All these treatments can help to improve the outcome after surgery by making the scars less noticeable.
Alternatively, there may be an abnormal scar that forms after surgery, such as hypertrophic scarring or keloid scar. Hypertrophic scarring is an abnormally thickened scar that does not extend beyond the initial injury, and keloid scarring is an abnormally thickened scar that extends beyond the original injury. In some people keloid scars can occur after even minor injuries, such as a piercing or even a pimple that has been squeezed or traumatised (scratched), so its hardly surprising that keloid scars can form after skin cancer surgery. Treatments include massage of the wound, taping with micropore or fixomul tape, silicone gels such as strataderm, and silicone taping.
If non surgical treatments fail to improve the scar then surgical treatments may be used such as steroid injections, shave excision and steroid injection, and re excision with or without steroid injection into the wound.
With Shave excisions, the best results can be achieved using moist wound healing, using antibiotic ointments such as chloromycetin ointment or otocomb on high-risk areas for infection, or using strataderm or stratamed silicone containing gels for areas at risk of keloid scarring. For some areas simple moist wound dressings using Vaseline, antiseptic creams or pawpaw ointment may be a low cost and suitable alternative. Your doctor will recommend the treatment that he believes is most suitable for your particular wound and situation.
With ellipse excisions, taping is an important aspect of wound care to prevent a stretched-up scar despite the support of the deep sutures. Equally important is abstaining where possible from exercise for up to 6 weeks following surgery. That may not always be possible with people engaged in manual work, but often with care and getting assistance with lifting and carrying, stretching of the scar can be minimised.

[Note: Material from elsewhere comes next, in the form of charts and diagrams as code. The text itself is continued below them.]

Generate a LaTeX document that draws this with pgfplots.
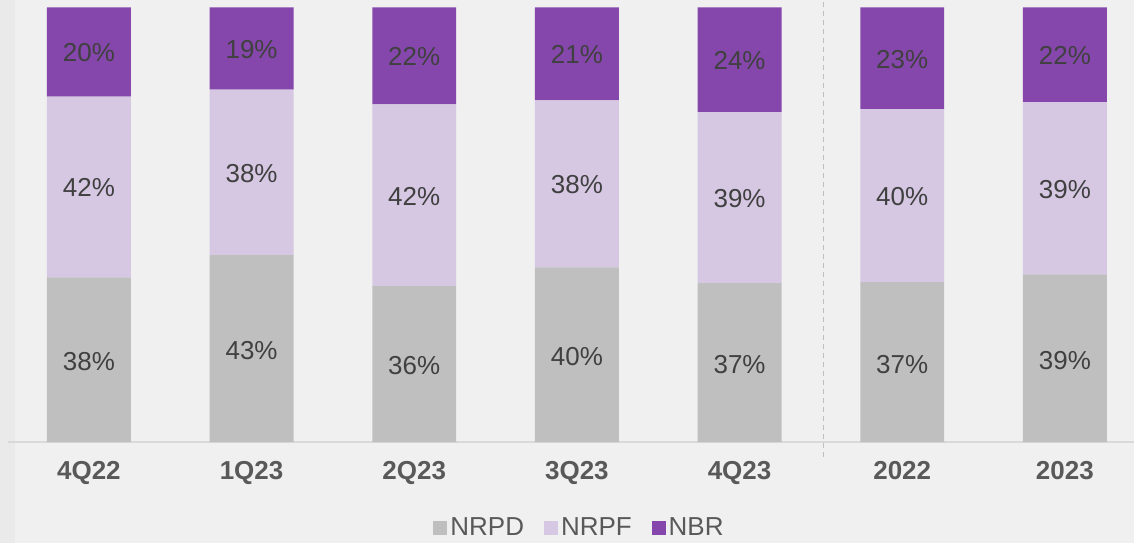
\documentclass[border=0pt]{standalone}
\usepackage{pgfplots}
\pgfplotsset{compat=1.18}
\usepackage{fontspec}
\setmainfont{Liberation Sans}
\definecolor{bg}{HTML}{F0F0F0}
\definecolor{bgstrip}{HTML}{EAEAEA}
\definecolor{cNRPD}{HTML}{BFBFBF}
\definecolor{cNRPF}{HTML}{D6C8E3}
\definecolor{cNBR}{HTML}{8547AB}
\definecolor{txt}{HTML}{404040}
\definecolor{lab}{HTML}{595959}
\definecolor{lineg}{HTML}{D9D9D9}
\definecolor{dashg}{HTML}{BFBFBF}

\begin{document}
\begin{tikzpicture}
\fill[bg] (0,0) rectangle (1135pt,543pt);
\fill[bgstrip] (0,0) rectangle (15pt,543pt);
\begin{axis}[
  at={(8pt,101pt)}, anchor=south west,
  scale only axis, width=1127pt, height=435pt,
  xmin=-0.4975, xmax=6.425, ymin=0, ymax=100,
  ybar stacked, bar width=84pt,
  axis x line*=bottom, axis y line=none,
  x axis line style={draw=lineg, line width=2pt, -},
  xtick={0,...,6}, ytick=\empty,
  xticklabels={4Q22,1Q23,2Q23,3Q23,4Q23,2022,2023},
  major tick length=0pt,
  xticklabel style={font=\fontsize{26}{30}\selectfont\bfseries, text=lab, anchor=base, yshift=-37pt},
  clip=false,
  legend image code/.code={\fill[#1] (0pt,-7pt) rectangle (14pt,7pt);},
  legend columns=3,
  legend style={at={(0.508,-0.1966)}, anchor=center, draw=none, fill=none,
    font=\fontsize{26}{30}\selectfont, text=lab,
    nodes={inner sep=3pt},
    /tikz/every even column/.append style={column sep=17pt}},
]
\addplot[fill=cNRPD, draw=none] coordinates {(0,37.9) (1,43.0) (2,35.9) (3,40.2) (4,36.6) (5,36.8) (6,38.6)};
\addplot[fill=cNRPF, draw=none] coordinates {(0,41.6) (1,38.1) (2,41.8) (3,38.4) (4,39.3) (5,39.8) (6,39.6)};
\addplot[fill=cNBR, draw=none] coordinates {(0,20.5) (1,18.9) (2,22.3) (3,21.4) (4,24.1) (5,23.4) (6,21.8)};
\legend{NRPD,NRPF,NBR}
\draw[dashg, line width=1pt, dash pattern=on 5pt off 4pt] (axis cs:4.515,-3.45) -- (axis cs:4.515,101.6);
\end{axis}
\begin{axis}[
  at={(8pt,101pt)}, anchor=south west,
  scale only axis, width=1127pt, height=435pt,
  xmin=-0.4975, xmax=6.425, ymin=0, ymax=100,
  hide axis, clip=false,
  point meta=explicit symbolic,
  every node near coord/.append style={anchor=center, font=\fontsize{26}{30}\selectfont, text=txt, inner sep=0pt},
]
\addplot[draw=none, mark=none, nodes near coords] coordinates {
  (0,18.5) [38\%] (1,21.0) [43\%] (2,17.5) [36\%] (3,19.6) [40\%] (4,17.8) [37\%] (5,17.9) [37\%] (6,18.8) [39\%]};
\addplot[draw=none, mark=none, nodes near coords] coordinates {
  (0,58.5) [42\%] (1,61.8) [38\%] (2,56.6) [42\%] (3,59.2) [38\%] (4,56.0) [39\%] (5,56.5) [40\%] (6,58.2) [39\%]};
\addplot[draw=none, mark=none, nodes near coords] coordinates {
  (0,89.6) [20\%] (1,90.4) [19\%] (2,88.7) [22\%] (3,89.1) [21\%] (4,87.8) [24\%] (5,88.1) [23\%] (6,88.9) [22\%]};
\end{axis}
\end{tikzpicture}
\end{document}
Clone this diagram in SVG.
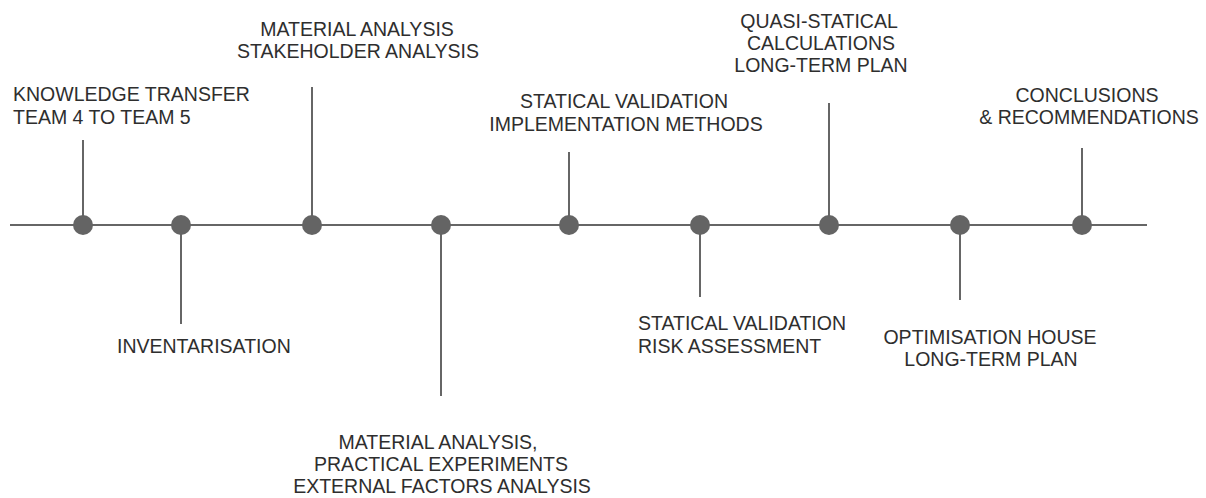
<svg xmlns="http://www.w3.org/2000/svg" width="1206" height="498" viewBox="0 0 1206 498">
<style>
.ln{stroke:#666;stroke-width:2;fill:none}
.dot{fill:#646464}
text{font-family:"Liberation Sans",Arial,sans-serif;font-size:19.5px;fill:#2e2e2e}
.m{text-anchor:middle}
</style>
<rect width="1206" height="498" fill="#fff"/>
<g id="connectors">
<line class="ln" x1="10" y1="225" x2="1147" y2="225"/>
<line class="ln" x1="83" y1="140" x2="83" y2="225"/>
<line class="ln" x1="181" y1="225" x2="181" y2="324"/>
<line class="ln" x1="312" y1="87" x2="312" y2="225"/>
<line class="ln" x1="441" y1="225" x2="441" y2="396"/>
<line class="ln" x1="569" y1="152" x2="569" y2="225"/>
<line class="ln" x1="700" y1="225" x2="700" y2="297"/>
<line class="ln" x1="829" y1="103" x2="829" y2="225"/>
<line class="ln" x1="960" y1="225" x2="960" y2="300"/>
<line class="ln" x1="1082" y1="148" x2="1082" y2="225"/>
</g>
<g id="n1"><circle class="dot" cx="83" cy="225" r="10"/><text x="13" y="101">KNOWLEDGE TRANSFER</text><text x="13" y="124">TEAM 4 TO TEAM 5</text></g>
<g id="n2"><circle class="dot" cx="181" cy="225" r="10"/><text x="117" y="353">INVENTARISATION</text></g>
<g id="n3"><circle class="dot" cx="312" cy="225" r="10"/><text class="m" x="357" y="36">MATERIAL ANALYSIS</text><text class="m" x="358" y="58">STAKEHOLDER ANALYSIS</text></g>
<g id="n4"><circle class="dot" cx="441" cy="225" r="10"/><text class="m" x="438" y="449">MATERIAL ANALYSIS,</text><text class="m" x="441" y="471">PRACTICAL EXPERIMENTS</text><text class="m" x="442" y="493">EXTERNAL FACTORS ANALYSIS</text></g>
<g id="n5"><circle class="dot" cx="569" cy="225" r="10"/><text class="m" x="624" y="108">STATICAL VALIDATION</text><text class="m" x="626" y="131">IMPLEMENTATION METHODS</text></g>
<g id="n6"><circle class="dot" cx="700" cy="225" r="10"/><text x="638" y="330">STATICAL VALIDATION</text><text x="638" y="353">RISK ASSESSMENT</text></g>
<g id="n7"><circle class="dot" cx="829" cy="225" r="10"/><text class="m" x="819" y="28">QUASI-STATICAL</text><text class="m" x="821" y="50">CALCULATIONS</text><text class="m" x="821" y="72">LONG-TERM PLAN</text></g>
<g id="n8"><circle class="dot" cx="960" cy="225" r="10"/><text class="m" x="990" y="344">OPTIMISATION HOUSE</text><text class="m" x="991" y="366">LONG-TERM PLAN</text></g>
<g id="n9"><circle class="dot" cx="1082" cy="225" r="10"/><text class="m" x="1087" y="102">CONCLUSIONS</text><text class="m" x="1089" y="124">&amp; RECOMMENDATIONS</text></g>
</svg>
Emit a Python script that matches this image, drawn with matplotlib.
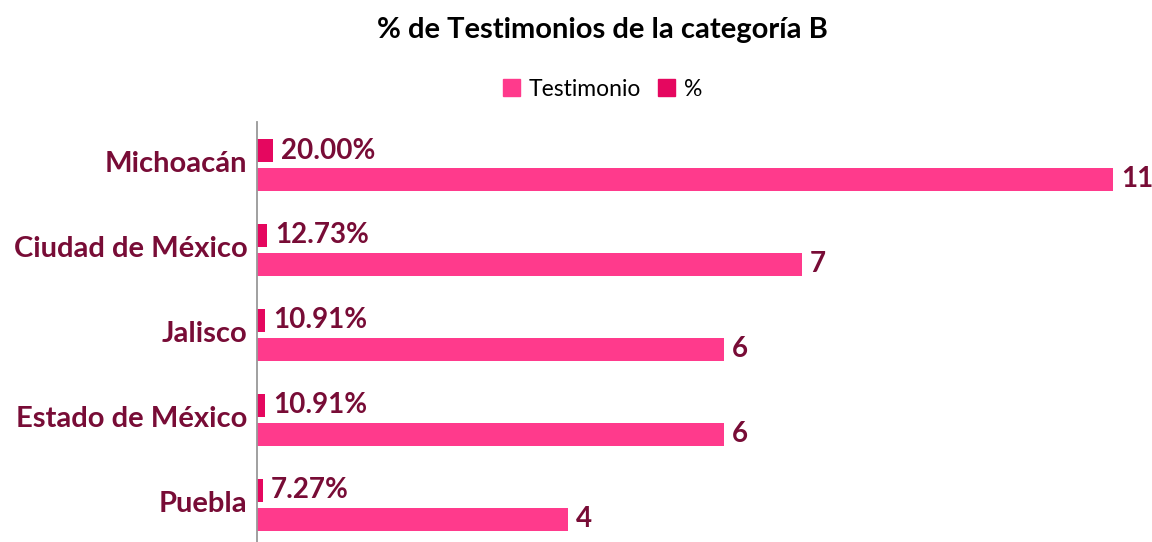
import numpy as np
import matplotlib
matplotlib.use("Agg")
import matplotlib.pyplot as plt
from matplotlib.patches import Patch

plt.rcParams['font.family'] = ['Lato', 'DejaVu Sans']

estados = ['Michoacán', 'Ciudad de México', 'Jalisco', 'Estado de México', 'Puebla']
testimonios = [11, 7, 6, 6, 4]
porcentajes = [20.00, 12.73, 10.91, 10.91, 7.27]

color_test = '#FF3A8C'
color_pct = '#E5075F'
color_txt = '#780C36'

fig = plt.figure(figsize=(11.52, 5.42), dpi=100)
ax = fig.add_axes([257 / 1152, 0, 1 - 257 / 1152, 1 - 122 / 542])

y = np.arange(len(estados))
h = 0.27
off = 0.17
# % bars drawn on the same scale as the counts (fraction, like the original)
ax.barh(y - off, [p / 100 for p in porcentajes], height=h, color=color_pct)
ax.barh(y + off, testimonios, height=h, color=color_test)

for yi, p in zip(y, porcentajes):
    ax.annotate('{:.2f}%'.format(p), xy=(p / 100, yi - off), xytext=(8, 0),
                textcoords='offset pixels', va='center', ha='left',
                fontsize=20, fontweight='bold', color=color_txt)
for yi, t in zip(y, testimonios):
    ax.annotate(str(t), xy=(t, yi + off), xytext=(8, 0),
                textcoords='offset pixels', va='center', ha='left',
                fontsize=20, fontweight='bold', color=color_txt)

ax.set_xlim(0, 11.5)
ax.set_ylim(4.44, -0.506)
ax.set_yticks(y - 0.04)
ax.set_yticklabels(estados, fontsize=21, fontweight='bold', color=color_txt)
ax.tick_params(axis='y', length=0, pad=7)
ax.set_xticks([])
for s in ['top', 'right', 'bottom']:
    ax.spines[s].set_visible(False)
ax.spines['left'].set_color('#999999')
ax.spines['left'].set_linewidth(1.3)

fig.text(0.523, 1 - 30 / 542, '% de Testimonios de la categoría B', ha='center', va='center',
         fontsize=21, fontweight='bold', color='black')

handles = [Patch(color=color_test, label='Testimonio'), Patch(color=color_pct, label='%')]
fig.legend(handles=handles, loc='center', bbox_to_anchor=(0.523, 1 - 89 / 542), ncol=2,
           frameon=False, fontsize=16.5, handlelength=0.75, handleheight=0.75,
           handletextpad=0.4, columnspacing=0.7)

fig.savefig('out.png', dpi=100)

Keloid scarring is a feared outcome for all excisions, however, is very uncommon outside of a small group of people who appear to be prone to them. In this group, silicone gels are utilised and the wound is reviewed 3-4 weeks after surgery to see if there is any sign of keloid formation, which can often appear after apparently normal early healing as a raised red itchy and uncomfortable scar. Occasionally steroid injections may be used to halt keloid formation or reduce an established keloid scar, but the results are not always satisfactory in this keloid prone group of patients.